***** Information provided

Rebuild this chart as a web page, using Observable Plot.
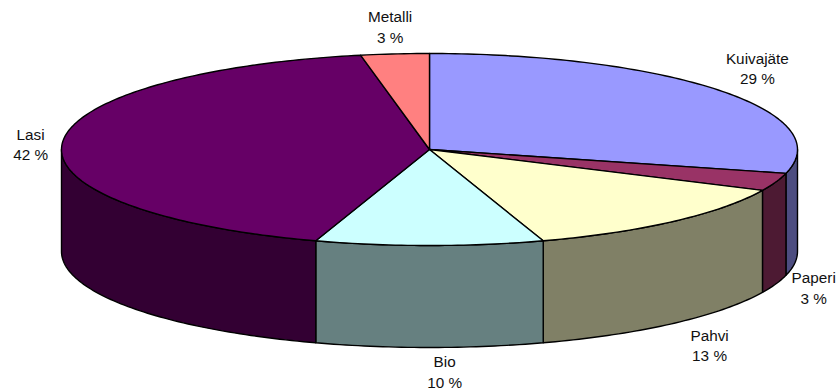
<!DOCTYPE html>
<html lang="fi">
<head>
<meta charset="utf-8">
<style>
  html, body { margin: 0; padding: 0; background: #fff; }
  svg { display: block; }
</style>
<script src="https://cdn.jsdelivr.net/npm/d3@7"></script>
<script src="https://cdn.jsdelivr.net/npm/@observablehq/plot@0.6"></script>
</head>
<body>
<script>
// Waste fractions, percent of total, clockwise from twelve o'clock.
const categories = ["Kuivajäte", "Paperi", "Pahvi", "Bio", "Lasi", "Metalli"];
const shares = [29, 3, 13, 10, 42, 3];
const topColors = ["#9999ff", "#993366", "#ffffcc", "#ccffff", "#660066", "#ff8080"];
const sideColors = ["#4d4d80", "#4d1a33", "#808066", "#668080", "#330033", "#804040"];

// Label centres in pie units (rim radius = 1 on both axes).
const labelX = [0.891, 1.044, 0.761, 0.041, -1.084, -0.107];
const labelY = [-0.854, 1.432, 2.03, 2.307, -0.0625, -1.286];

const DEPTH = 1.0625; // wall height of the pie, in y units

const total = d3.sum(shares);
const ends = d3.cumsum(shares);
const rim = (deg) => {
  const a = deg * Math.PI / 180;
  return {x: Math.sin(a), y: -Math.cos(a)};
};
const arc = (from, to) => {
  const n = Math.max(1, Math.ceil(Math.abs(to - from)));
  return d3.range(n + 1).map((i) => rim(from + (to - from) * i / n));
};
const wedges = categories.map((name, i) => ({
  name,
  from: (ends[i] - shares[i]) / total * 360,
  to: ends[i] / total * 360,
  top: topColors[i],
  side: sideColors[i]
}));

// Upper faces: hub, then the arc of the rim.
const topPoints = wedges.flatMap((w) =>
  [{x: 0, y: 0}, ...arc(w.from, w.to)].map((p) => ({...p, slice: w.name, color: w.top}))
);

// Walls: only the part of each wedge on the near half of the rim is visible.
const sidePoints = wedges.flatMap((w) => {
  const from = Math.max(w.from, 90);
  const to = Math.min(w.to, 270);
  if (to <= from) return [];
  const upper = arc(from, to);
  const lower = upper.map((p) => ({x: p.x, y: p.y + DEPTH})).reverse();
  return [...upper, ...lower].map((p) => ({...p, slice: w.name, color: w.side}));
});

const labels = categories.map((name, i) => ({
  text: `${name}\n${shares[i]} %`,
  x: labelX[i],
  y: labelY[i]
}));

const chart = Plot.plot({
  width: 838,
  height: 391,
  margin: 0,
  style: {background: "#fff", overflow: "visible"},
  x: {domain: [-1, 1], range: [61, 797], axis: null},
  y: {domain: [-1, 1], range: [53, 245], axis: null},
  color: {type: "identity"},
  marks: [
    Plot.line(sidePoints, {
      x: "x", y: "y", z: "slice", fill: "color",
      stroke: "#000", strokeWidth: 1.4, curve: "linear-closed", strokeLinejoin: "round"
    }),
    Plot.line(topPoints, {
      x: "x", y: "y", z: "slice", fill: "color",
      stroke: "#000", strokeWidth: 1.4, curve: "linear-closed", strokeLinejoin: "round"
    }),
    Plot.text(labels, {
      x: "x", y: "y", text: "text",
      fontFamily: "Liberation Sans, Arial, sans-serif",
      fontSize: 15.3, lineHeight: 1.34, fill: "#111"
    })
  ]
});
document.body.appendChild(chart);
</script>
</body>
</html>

**********

Transcribe the preceding listing in its entirety and with exact wording, leaving out pictures.

§ Solution to this exercise:
Rebuild this chart as a web page, using Observable Plot.
<!DOCTYPE html>
<html lang="fi">
<head>
<meta charset="utf-8">
<style>
  html, body { margin: 0; padding: 0; background: #fff; }
  svg { display: block; }
</style>
<script src="https://cdn.jsdelivr.net/npm/d3@7"></script>
<script src="https://cdn.jsdelivr.net/npm/@observablehq/plot@0.6"></script>
</head>
<body>
<script>
// Waste fractions, percent of total, clockwise from twelve o'clock.
const categories = ["Kuivajäte", "Paperi", "Pahvi", "Bio", "Lasi", "Metalli"];
const shares = [29, 3, 13, 10, 42, 3];
const topColors = ["#9999ff", "#993366", "#ffffcc", "#ccffff", "#660066", "#ff8080"];
const sideColors = ["#4d4d80", "#4d1a33", "#808066", "#668080", "#330033", "#804040"];

// Label centres in pie units (rim radius = 1 on both axes).
const labelX = [0.891, 1.044, 0.761, 0.041, -1.084, -0.107];
const labelY = [-0.854, 1.432, 2.03, 2.307, -0.0625, -1.286];

const DEPTH = 1.0625; // wall height of the pie, in y units

const total = d3.sum(shares);
const ends = d3.cumsum(shares);
const rim = (deg) => {
  const a = deg * Math.PI / 180;
  return {x: Math.sin(a), y: -Math.cos(a)};
};
const arc = (from, to) => {
  const n = Math.max(1, Math.ceil(Math.abs(to - from)));
  return d3.range(n + 1).map((i) => rim(from + (to - from) * i / n));
};
const wedges = categories.map((name, i) => ({
  name,
  from: (ends[i] - shares[i]) / total * 360,
  to: ends[i] / total * 360,
  top: topColors[i],
  side: sideColors[i]
}));

// Upper faces: hub, then the arc of the rim.
const topPoints = wedges.flatMap((w) =>
  [{x: 0, y: 0}, ...arc(w.from, w.to)].map((p) => ({...p, slice: w.name, color: w.top}))
);

// Walls: only the part of each wedge on the near half of the rim is visible.
const sidePoints = wedges.flatMap((w) => {
  const from = Math.max(w.from, 90);
  const to = Math.min(w.to, 270);
  if (to <= from) return [];
  const upper = arc(from, to);
  const lower = upper.map((p) => ({x: p.x, y: p.y + DEPTH})).reverse();
  return [...upper, ...lower].map((p) => ({...p, slice: w.name, color: w.side}));
});

const labels = categories.map((name, i) => ({
  text: `${name}\n${shares[i]} %`,
  x: labelX[i],
  y: labelY[i]
}));

const chart = Plot.plot({
  width: 838,
  height: 391,
  margin: 0,
  style: {background: "#fff", overflow: "visible"},
  x: {domain: [-1, 1], range: [61, 797], axis: null},
  y: {domain: [-1, 1], range: [53, 245], axis: null},
  color: {type: "identity"},
  marks: [
    Plot.line(sidePoints, {
      x: "x", y: "y", z: "slice", fill: "color",
      stroke: "#000", strokeWidth: 1.4, curve: "linear-closed", strokeLinejoin: "round"
    }),
    Plot.line(topPoints, {
      x: "x", y: "y", z: "slice", fill: "color",
      stroke: "#000", strokeWidth: 1.4, curve: "linear-closed", strokeLinejoin: "round"
    }),
    Plot.text(labels, {
      x: "x", y: "y", text: "text",
      fontFamily: "Liberation Sans, Arial, sans-serif",
      fontSize: 15.3, lineHeight: 1.34, fill: "#111"
    })
  ]
});
document.body.appendChild(chart);
</script>
</body>
</html>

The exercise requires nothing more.